EXERCISE OBJECTIVE: Without the pictures, can you quote each line below exactly?

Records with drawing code
# # # # #
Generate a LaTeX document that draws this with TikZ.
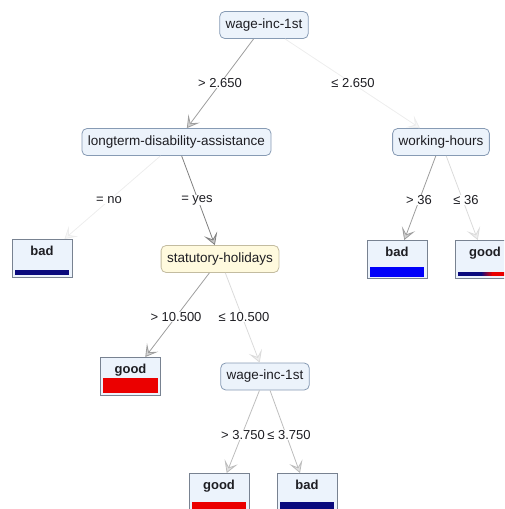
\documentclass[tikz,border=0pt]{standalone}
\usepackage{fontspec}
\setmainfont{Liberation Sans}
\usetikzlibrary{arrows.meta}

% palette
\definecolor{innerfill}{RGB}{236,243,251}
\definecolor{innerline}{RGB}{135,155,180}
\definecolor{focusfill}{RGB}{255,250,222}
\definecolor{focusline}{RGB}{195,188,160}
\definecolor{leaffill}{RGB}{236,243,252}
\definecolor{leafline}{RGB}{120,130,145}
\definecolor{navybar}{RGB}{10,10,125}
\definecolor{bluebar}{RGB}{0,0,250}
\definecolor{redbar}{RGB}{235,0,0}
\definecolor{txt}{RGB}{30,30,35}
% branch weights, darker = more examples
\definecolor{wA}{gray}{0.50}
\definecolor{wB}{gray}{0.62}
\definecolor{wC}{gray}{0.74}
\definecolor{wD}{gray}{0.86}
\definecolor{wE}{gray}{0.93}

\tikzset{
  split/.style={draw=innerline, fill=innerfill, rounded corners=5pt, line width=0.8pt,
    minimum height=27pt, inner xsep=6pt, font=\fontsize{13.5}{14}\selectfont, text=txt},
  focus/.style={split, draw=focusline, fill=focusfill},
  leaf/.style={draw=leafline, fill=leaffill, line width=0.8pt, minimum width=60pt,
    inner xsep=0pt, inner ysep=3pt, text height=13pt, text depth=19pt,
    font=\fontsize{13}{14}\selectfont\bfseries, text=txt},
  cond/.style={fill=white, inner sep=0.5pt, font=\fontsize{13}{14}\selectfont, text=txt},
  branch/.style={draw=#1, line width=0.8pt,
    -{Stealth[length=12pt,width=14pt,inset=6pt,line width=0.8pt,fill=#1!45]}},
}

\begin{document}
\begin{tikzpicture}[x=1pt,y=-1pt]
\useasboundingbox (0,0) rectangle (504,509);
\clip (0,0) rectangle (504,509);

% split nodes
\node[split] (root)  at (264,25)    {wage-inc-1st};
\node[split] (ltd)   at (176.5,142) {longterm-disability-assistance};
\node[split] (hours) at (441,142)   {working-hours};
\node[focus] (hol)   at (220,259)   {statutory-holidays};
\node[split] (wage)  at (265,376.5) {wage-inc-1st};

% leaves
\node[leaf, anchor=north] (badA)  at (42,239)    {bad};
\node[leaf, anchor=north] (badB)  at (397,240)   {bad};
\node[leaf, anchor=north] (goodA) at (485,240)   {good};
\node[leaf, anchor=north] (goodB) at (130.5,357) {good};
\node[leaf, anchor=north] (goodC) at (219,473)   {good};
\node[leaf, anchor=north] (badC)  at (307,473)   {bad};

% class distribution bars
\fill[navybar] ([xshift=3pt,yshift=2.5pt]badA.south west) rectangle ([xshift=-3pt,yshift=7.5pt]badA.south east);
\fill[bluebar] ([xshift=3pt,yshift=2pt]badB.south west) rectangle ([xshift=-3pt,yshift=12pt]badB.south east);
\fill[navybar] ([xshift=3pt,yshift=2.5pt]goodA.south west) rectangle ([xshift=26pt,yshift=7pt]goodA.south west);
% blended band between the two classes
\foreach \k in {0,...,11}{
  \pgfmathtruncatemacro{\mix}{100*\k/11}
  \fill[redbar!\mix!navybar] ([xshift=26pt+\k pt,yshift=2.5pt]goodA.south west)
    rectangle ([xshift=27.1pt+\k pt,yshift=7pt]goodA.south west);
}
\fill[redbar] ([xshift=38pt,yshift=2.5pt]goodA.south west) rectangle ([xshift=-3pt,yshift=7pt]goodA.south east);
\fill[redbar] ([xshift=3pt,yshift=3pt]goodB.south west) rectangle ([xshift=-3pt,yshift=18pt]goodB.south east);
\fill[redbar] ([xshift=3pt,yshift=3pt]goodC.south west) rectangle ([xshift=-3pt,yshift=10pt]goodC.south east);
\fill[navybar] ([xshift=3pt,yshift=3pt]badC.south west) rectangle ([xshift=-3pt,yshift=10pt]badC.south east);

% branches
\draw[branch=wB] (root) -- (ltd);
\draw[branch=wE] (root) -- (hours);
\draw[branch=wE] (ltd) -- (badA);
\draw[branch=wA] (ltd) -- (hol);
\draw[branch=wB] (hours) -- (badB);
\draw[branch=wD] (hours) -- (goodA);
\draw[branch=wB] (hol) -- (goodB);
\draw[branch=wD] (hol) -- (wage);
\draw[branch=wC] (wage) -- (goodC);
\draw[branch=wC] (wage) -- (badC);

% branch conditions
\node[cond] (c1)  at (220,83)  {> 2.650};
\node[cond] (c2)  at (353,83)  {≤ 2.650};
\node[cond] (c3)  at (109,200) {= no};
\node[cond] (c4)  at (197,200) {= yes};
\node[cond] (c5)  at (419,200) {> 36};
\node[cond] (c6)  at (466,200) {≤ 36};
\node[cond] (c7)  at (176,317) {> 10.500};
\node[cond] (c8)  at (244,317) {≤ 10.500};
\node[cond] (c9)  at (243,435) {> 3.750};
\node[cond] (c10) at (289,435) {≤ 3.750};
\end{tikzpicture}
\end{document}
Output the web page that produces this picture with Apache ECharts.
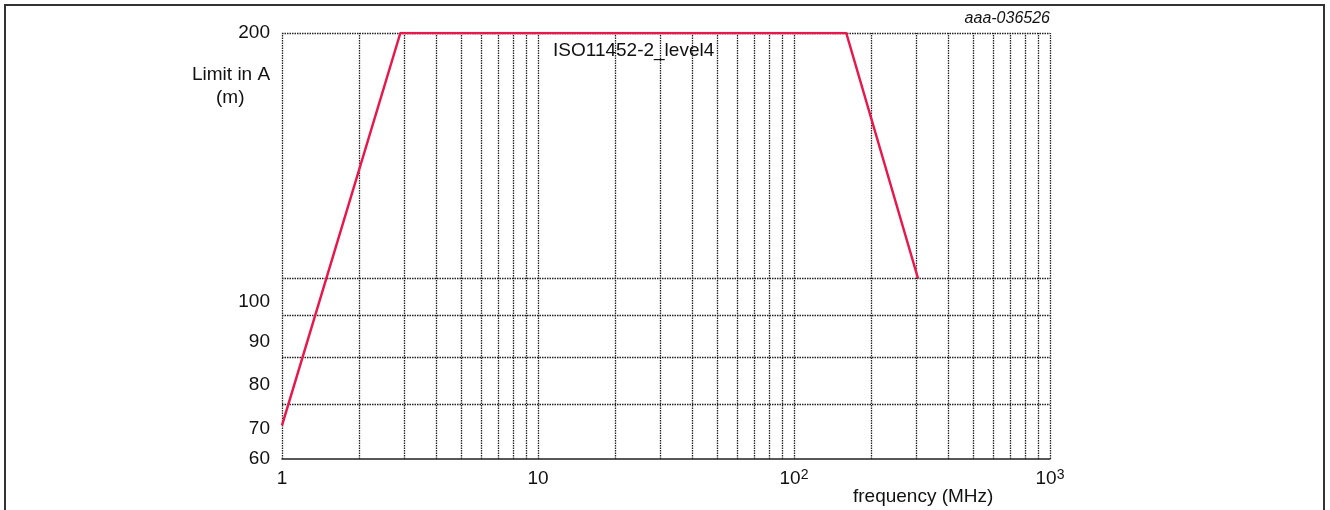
# # # # #
OUTPUT FOR THIS TASK:
Generate a LaTeX document that draws this with TikZ.
\documentclass[tikz,border=0pt]{standalone}
\usepackage{fontspec}
\setmainfont{Liberation Sans}
\usetikzlibrary{arrows.meta}

% palette
\definecolor{innerfill}{RGB}{236,243,251}
\definecolor{innerline}{RGB}{135,155,180}
\definecolor{focusfill}{RGB}{255,250,222}
\definecolor{focusline}{RGB}{195,188,160}
\definecolor{leaffill}{RGB}{236,243,252}
\definecolor{leafline}{RGB}{120,130,145}
\definecolor{navybar}{RGB}{10,10,125}
\definecolor{bluebar}{RGB}{0,0,250}
\definecolor{redbar}{RGB}{235,0,0}
\definecolor{txt}{RGB}{30,30,35}
% branch weights, darker = more examples
\definecolor{wA}{gray}{0.50}
\definecolor{wB}{gray}{0.62}
\definecolor{wC}{gray}{0.74}
\definecolor{wD}{gray}{0.86}
\definecolor{wE}{gray}{0.93}

\tikzset{
  split/.style={draw=innerline, fill=innerfill, rounded corners=5pt, line width=0.8pt,
    minimum height=27pt, inner xsep=6pt, font=\fontsize{13.5}{14}\selectfont, text=txt},
  focus/.style={split, draw=focusline, fill=focusfill},
  leaf/.style={draw=leafline, fill=leaffill, line width=0.8pt, minimum width=60pt,
    inner xsep=0pt, inner ysep=3pt, text height=13pt, text depth=19pt,
    font=\fontsize{13}{14}\selectfont\bfseries, text=txt},
  cond/.style={fill=white, inner sep=0.5pt, font=\fontsize{13}{14}\selectfont, text=txt},
  branch/.style={draw=#1, line width=0.8pt,
    -{Stealth[length=12pt,width=14pt,inset=6pt,line width=0.8pt,fill=#1!45]}},
}

\begin{document}
\begin{tikzpicture}[x=1pt,y=-1pt]
\useasboundingbox (0,0) rectangle (504,509);
\clip (0,0) rectangle (504,509);

% split nodes
\node[split] (root)  at (264,25)    {wage-inc-1st};
\node[split] (ltd)   at (176.5,142) {longterm-disability-assistance};
\node[split] (hours) at (441,142)   {working-hours};
\node[focus] (hol)   at (220,259)   {statutory-holidays};
\node[split] (wage)  at (265,376.5) {wage-inc-1st};

% leaves
\node[leaf, anchor=north] (badA)  at (42,239)    {bad};
\node[leaf, anchor=north] (badB)  at (397,240)   {bad};
\node[leaf, anchor=north] (goodA) at (485,240)   {good};
\node[leaf, anchor=north] (goodB) at (130.5,357) {good};
\node[leaf, anchor=north] (goodC) at (219,473)   {good};
\node[leaf, anchor=north] (badC)  at (307,473)   {bad};

% class distribution bars
\fill[navybar] ([xshift=3pt,yshift=2.5pt]badA.south west) rectangle ([xshift=-3pt,yshift=7.5pt]badA.south east);
\fill[bluebar] ([xshift=3pt,yshift=2pt]badB.south west) rectangle ([xshift=-3pt,yshift=12pt]badB.south east);
\fill[navybar] ([xshift=3pt,yshift=2.5pt]goodA.south west) rectangle ([xshift=26pt,yshift=7pt]goodA.south west);
% blended band between the two classes
\foreach \k in {0,...,11}{
  \pgfmathtruncatemacro{\mix}{100*\k/11}
  \fill[redbar!\mix!navybar] ([xshift=26pt+\k pt,yshift=2.5pt]goodA.south west)
    rectangle ([xshift=27.1pt+\k pt,yshift=7pt]goodA.south west);
}
\fill[redbar] ([xshift=38pt,yshift=2.5pt]goodA.south west) rectangle ([xshift=-3pt,yshift=7pt]goodA.south east);
\fill[redbar] ([xshift=3pt,yshift=3pt]goodB.south west) rectangle ([xshift=-3pt,yshift=18pt]goodB.south east);
\fill[redbar] ([xshift=3pt,yshift=3pt]goodC.south west) rectangle ([xshift=-3pt,yshift=10pt]goodC.south east);
\fill[navybar] ([xshift=3pt,yshift=3pt]badC.south west) rectangle ([xshift=-3pt,yshift=10pt]badC.south east);

% branches
\draw[branch=wB] (root) -- (ltd);
\draw[branch=wE] (root) -- (hours);
\draw[branch=wE] (ltd) -- (badA);
\draw[branch=wA] (ltd) -- (hol);
\draw[branch=wB] (hours) -- (badB);
\draw[branch=wD] (hours) -- (goodA);
\draw[branch=wB] (hol) -- (goodB);
\draw[branch=wD] (hol) -- (wage);
\draw[branch=wC] (wage) -- (goodC);
\draw[branch=wC] (wage) -- (badC);

% branch conditions
\node[cond] (c1)  at (220,83)  {> 2.650};
\node[cond] (c2)  at (353,83)  {≤ 2.650};
\node[cond] (c3)  at (109,200) {= no};
\node[cond] (c4)  at (197,200) {= yes};
\node[cond] (c5)  at (419,200) {> 36};
\node[cond] (c6)  at (466,200) {≤ 36};
\node[cond] (c7)  at (176,317) {> 10.500};
\node[cond] (c8)  at (244,317) {≤ 10.500};
\node[cond] (c9)  at (243,435) {> 3.750};
\node[cond] (c10) at (289,435) {≤ 3.750};
\end{tikzpicture}
\end{document}
Output the web page that produces this picture with Apache ECharts.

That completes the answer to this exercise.